**PROBLEM TO WORK ON**
Restate all the material verbatim, except for the pictures.

--- Begin STORED DATA ---

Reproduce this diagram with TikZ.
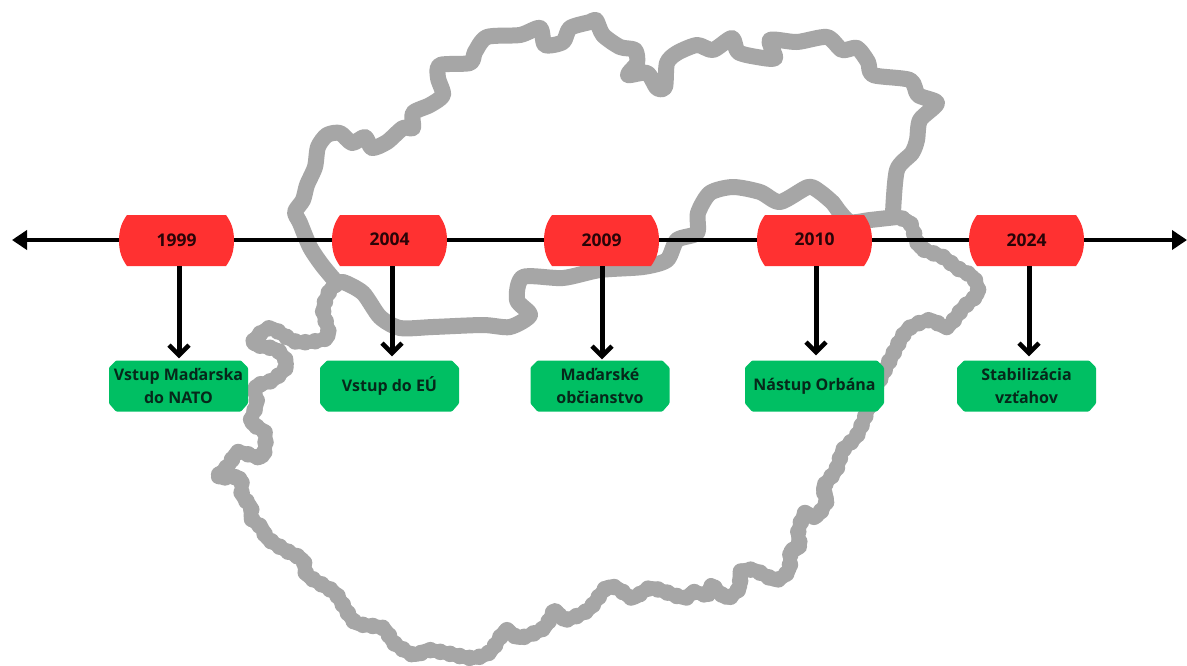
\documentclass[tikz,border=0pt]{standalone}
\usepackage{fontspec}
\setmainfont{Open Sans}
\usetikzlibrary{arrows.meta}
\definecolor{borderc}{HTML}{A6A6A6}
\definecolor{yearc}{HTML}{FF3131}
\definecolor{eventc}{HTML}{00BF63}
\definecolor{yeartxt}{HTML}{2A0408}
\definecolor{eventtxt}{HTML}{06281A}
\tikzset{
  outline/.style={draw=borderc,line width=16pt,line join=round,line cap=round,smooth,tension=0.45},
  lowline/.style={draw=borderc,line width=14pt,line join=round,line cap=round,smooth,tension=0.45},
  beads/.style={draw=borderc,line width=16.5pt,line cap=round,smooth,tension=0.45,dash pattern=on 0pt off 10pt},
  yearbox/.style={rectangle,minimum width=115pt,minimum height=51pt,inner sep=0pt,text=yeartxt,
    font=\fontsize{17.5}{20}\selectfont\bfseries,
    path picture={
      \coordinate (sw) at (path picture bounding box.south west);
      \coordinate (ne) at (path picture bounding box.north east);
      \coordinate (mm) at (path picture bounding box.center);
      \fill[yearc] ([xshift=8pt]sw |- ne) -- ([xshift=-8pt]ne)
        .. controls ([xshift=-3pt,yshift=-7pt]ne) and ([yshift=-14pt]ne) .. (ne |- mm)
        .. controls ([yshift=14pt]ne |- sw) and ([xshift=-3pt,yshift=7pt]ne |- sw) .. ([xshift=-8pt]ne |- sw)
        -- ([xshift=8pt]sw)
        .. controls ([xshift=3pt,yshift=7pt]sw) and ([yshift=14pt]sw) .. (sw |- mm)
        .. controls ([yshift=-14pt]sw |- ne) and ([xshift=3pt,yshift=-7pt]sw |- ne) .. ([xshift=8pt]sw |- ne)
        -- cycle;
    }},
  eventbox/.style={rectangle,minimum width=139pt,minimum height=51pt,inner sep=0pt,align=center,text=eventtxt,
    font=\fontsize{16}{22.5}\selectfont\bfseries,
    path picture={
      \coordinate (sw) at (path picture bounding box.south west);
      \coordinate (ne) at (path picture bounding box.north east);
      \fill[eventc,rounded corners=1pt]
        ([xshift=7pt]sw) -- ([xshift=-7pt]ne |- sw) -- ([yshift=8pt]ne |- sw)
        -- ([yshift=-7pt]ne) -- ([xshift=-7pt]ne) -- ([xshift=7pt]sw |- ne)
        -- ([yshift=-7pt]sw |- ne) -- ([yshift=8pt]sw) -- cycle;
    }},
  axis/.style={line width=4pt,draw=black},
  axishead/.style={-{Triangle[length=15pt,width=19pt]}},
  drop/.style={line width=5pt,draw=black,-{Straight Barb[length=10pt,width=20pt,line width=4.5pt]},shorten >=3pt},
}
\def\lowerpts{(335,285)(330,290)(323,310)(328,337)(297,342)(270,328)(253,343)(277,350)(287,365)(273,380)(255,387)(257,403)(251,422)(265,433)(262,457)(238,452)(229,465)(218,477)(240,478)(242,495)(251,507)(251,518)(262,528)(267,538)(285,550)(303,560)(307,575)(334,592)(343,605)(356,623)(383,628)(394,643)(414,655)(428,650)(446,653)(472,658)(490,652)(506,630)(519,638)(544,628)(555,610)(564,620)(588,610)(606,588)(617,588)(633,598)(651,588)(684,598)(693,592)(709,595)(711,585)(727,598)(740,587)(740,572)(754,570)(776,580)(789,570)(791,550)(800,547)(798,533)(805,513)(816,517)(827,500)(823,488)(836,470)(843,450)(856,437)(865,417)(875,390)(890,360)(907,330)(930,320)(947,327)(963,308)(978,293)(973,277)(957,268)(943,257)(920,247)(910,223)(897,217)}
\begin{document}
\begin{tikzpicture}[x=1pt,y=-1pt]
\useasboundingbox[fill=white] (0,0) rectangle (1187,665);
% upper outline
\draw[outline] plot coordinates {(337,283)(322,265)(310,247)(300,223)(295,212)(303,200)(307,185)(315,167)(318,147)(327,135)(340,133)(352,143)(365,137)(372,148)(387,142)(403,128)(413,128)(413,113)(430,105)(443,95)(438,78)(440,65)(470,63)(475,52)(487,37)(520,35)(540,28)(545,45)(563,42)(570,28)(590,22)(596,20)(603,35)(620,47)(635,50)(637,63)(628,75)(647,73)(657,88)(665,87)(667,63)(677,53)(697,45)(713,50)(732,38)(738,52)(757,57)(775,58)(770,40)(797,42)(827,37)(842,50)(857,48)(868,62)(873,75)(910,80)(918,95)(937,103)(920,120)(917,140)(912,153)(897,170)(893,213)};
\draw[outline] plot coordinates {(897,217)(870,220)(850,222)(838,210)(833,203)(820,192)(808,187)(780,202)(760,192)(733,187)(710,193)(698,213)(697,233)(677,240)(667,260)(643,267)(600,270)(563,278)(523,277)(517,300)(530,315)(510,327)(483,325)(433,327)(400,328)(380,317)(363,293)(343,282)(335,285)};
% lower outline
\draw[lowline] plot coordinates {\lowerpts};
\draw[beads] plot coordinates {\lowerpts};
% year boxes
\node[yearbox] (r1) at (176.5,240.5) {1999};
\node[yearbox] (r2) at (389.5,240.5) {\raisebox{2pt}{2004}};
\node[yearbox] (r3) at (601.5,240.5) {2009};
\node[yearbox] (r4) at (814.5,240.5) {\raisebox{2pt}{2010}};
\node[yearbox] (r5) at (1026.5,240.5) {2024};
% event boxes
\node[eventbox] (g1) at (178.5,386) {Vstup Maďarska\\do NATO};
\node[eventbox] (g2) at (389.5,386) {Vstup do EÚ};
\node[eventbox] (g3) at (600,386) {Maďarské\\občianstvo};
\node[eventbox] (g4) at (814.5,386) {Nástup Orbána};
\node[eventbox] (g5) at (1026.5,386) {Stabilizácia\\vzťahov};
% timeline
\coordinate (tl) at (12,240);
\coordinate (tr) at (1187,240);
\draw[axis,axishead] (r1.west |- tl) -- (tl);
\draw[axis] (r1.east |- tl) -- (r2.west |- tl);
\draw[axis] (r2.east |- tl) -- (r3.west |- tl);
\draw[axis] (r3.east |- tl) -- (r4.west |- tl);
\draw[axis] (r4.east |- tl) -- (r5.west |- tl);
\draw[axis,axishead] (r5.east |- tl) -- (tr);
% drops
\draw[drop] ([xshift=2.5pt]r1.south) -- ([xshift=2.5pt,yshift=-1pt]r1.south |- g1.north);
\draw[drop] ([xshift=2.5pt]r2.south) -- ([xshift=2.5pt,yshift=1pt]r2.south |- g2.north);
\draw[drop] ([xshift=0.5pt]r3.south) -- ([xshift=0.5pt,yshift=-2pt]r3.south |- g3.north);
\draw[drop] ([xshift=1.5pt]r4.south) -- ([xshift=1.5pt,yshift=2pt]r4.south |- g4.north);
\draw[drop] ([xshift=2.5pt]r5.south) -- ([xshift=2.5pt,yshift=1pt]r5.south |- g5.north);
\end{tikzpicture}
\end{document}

--- End STORED DATA ---

**WORKED SOLUTION**
Reproduce this diagram with TikZ.
\documentclass[tikz,border=0pt]{standalone}
\usepackage{fontspec}
\setmainfont{Open Sans}
\usetikzlibrary{arrows.meta}
\definecolor{borderc}{HTML}{A6A6A6}
\definecolor{yearc}{HTML}{FF3131}
\definecolor{eventc}{HTML}{00BF63}
\definecolor{yeartxt}{HTML}{2A0408}
\definecolor{eventtxt}{HTML}{06281A}
\tikzset{
  outline/.style={draw=borderc,line width=16pt,line join=round,line cap=round,smooth,tension=0.45},
  lowline/.style={draw=borderc,line width=14pt,line join=round,line cap=round,smooth,tension=0.45},
  beads/.style={draw=borderc,line width=16.5pt,line cap=round,smooth,tension=0.45,dash pattern=on 0pt off 10pt},
  yearbox/.style={rectangle,minimum width=115pt,minimum height=51pt,inner sep=0pt,text=yeartxt,
    font=\fontsize{17.5}{20}\selectfont\bfseries,
    path picture={
      \coordinate (sw) at (path picture bounding box.south west);
      \coordinate (ne) at (path picture bounding box.north east);
      \coordinate (mm) at (path picture bounding box.center);
      \fill[yearc] ([xshift=8pt]sw |- ne) -- ([xshift=-8pt]ne)
        .. controls ([xshift=-3pt,yshift=-7pt]ne) and ([yshift=-14pt]ne) .. (ne |- mm)
        .. controls ([yshift=14pt]ne |- sw) and ([xshift=-3pt,yshift=7pt]ne |- sw) .. ([xshift=-8pt]ne |- sw)
        -- ([xshift=8pt]sw)
        .. controls ([xshift=3pt,yshift=7pt]sw) and ([yshift=14pt]sw) .. (sw |- mm)
        .. controls ([yshift=-14pt]sw |- ne) and ([xshift=3pt,yshift=-7pt]sw |- ne) .. ([xshift=8pt]sw |- ne)
        -- cycle;
    }},
  eventbox/.style={rectangle,minimum width=139pt,minimum height=51pt,inner sep=0pt,align=center,text=eventtxt,
    font=\fontsize{16}{22.5}\selectfont\bfseries,
    path picture={
      \coordinate (sw) at (path picture bounding box.south west);
      \coordinate (ne) at (path picture bounding box.north east);
      \fill[eventc,rounded corners=1pt]
        ([xshift=7pt]sw) -- ([xshift=-7pt]ne |- sw) -- ([yshift=8pt]ne |- sw)
        -- ([yshift=-7pt]ne) -- ([xshift=-7pt]ne) -- ([xshift=7pt]sw |- ne)
        -- ([yshift=-7pt]sw |- ne) -- ([yshift=8pt]sw) -- cycle;
    }},
  axis/.style={line width=4pt,draw=black},
  axishead/.style={-{Triangle[length=15pt,width=19pt]}},
  drop/.style={line width=5pt,draw=black,-{Straight Barb[length=10pt,width=20pt,line width=4.5pt]},shorten >=3pt},
}
\def\lowerpts{(335,285)(330,290)(323,310)(328,337)(297,342)(270,328)(253,343)(277,350)(287,365)(273,380)(255,387)(257,403)(251,422)(265,433)(262,457)(238,452)(229,465)(218,477)(240,478)(242,495)(251,507)(251,518)(262,528)(267,538)(285,550)(303,560)(307,575)(334,592)(343,605)(356,623)(383,628)(394,643)(414,655)(428,650)(446,653)(472,658)(490,652)(506,630)(519,638)(544,628)(555,610)(564,620)(588,610)(606,588)(617,588)(633,598)(651,588)(684,598)(693,592)(709,595)(711,585)(727,598)(740,587)(740,572)(754,570)(776,580)(789,570)(791,550)(800,547)(798,533)(805,513)(816,517)(827,500)(823,488)(836,470)(843,450)(856,437)(865,417)(875,390)(890,360)(907,330)(930,320)(947,327)(963,308)(978,293)(973,277)(957,268)(943,257)(920,247)(910,223)(897,217)}
\begin{document}
\begin{tikzpicture}[x=1pt,y=-1pt]
\useasboundingbox[fill=white] (0,0) rectangle (1187,665);
% upper outline
\draw[outline] plot coordinates {(337,283)(322,265)(310,247)(300,223)(295,212)(303,200)(307,185)(315,167)(318,147)(327,135)(340,133)(352,143)(365,137)(372,148)(387,142)(403,128)(413,128)(413,113)(430,105)(443,95)(438,78)(440,65)(470,63)(475,52)(487,37)(520,35)(540,28)(545,45)(563,42)(570,28)(590,22)(596,20)(603,35)(620,47)(635,50)(637,63)(628,75)(647,73)(657,88)(665,87)(667,63)(677,53)(697,45)(713,50)(732,38)(738,52)(757,57)(775,58)(770,40)(797,42)(827,37)(842,50)(857,48)(868,62)(873,75)(910,80)(918,95)(937,103)(920,120)(917,140)(912,153)(897,170)(893,213)};
\draw[outline] plot coordinates {(897,217)(870,220)(850,222)(838,210)(833,203)(820,192)(808,187)(780,202)(760,192)(733,187)(710,193)(698,213)(697,233)(677,240)(667,260)(643,267)(600,270)(563,278)(523,277)(517,300)(530,315)(510,327)(483,325)(433,327)(400,328)(380,317)(363,293)(343,282)(335,285)};
% lower outline
\draw[lowline] plot coordinates {\lowerpts};
\draw[beads] plot coordinates {\lowerpts};
% year boxes
\node[yearbox] (r1) at (176.5,240.5) {1999};
\node[yearbox] (r2) at (389.5,240.5) {\raisebox{2pt}{2004}};
\node[yearbox] (r3) at (601.5,240.5) {2009};
\node[yearbox] (r4) at (814.5,240.5) {\raisebox{2pt}{2010}};
\node[yearbox] (r5) at (1026.5,240.5) {2024};
% event boxes
\node[eventbox] (g1) at (178.5,386) {Vstup Maďarska\\do NATO};
\node[eventbox] (g2) at (389.5,386) {Vstup do EÚ};
\node[eventbox] (g3) at (600,386) {Maďarské\\občianstvo};
\node[eventbox] (g4) at (814.5,386) {Nástup Orbána};
\node[eventbox] (g5) at (1026.5,386) {Stabilizácia\\vzťahov};
% timeline
\coordinate (tl) at (12,240);
\coordinate (tr) at (1187,240);
\draw[axis,axishead] (r1.west |- tl) -- (tl);
\draw[axis] (r1.east |- tl) -- (r2.west |- tl);
\draw[axis] (r2.east |- tl) -- (r3.west |- tl);
\draw[axis] (r3.east |- tl) -- (r4.west |- tl);
\draw[axis] (r4.east |- tl) -- (r5.west |- tl);
\draw[axis,axishead] (r5.east |- tl) -- (tr);
% drops
\draw[drop] ([xshift=2.5pt]r1.south) -- ([xshift=2.5pt,yshift=-1pt]r1.south |- g1.north);
\draw[drop] ([xshift=2.5pt]r2.south) -- ([xshift=2.5pt,yshift=1pt]r2.south |- g2.north);
\draw[drop] ([xshift=0.5pt]r3.south) -- ([xshift=0.5pt,yshift=-2pt]r3.south |- g3.north);
\draw[drop] ([xshift=1.5pt]r4.south) -- ([xshift=1.5pt,yshift=2pt]r4.south |- g4.north);
\draw[drop] ([xshift=2.5pt]r5.south) -- ([xshift=2.5pt,yshift=1pt]r5.south |- g5.north);
\end{tikzpicture}
\end{document}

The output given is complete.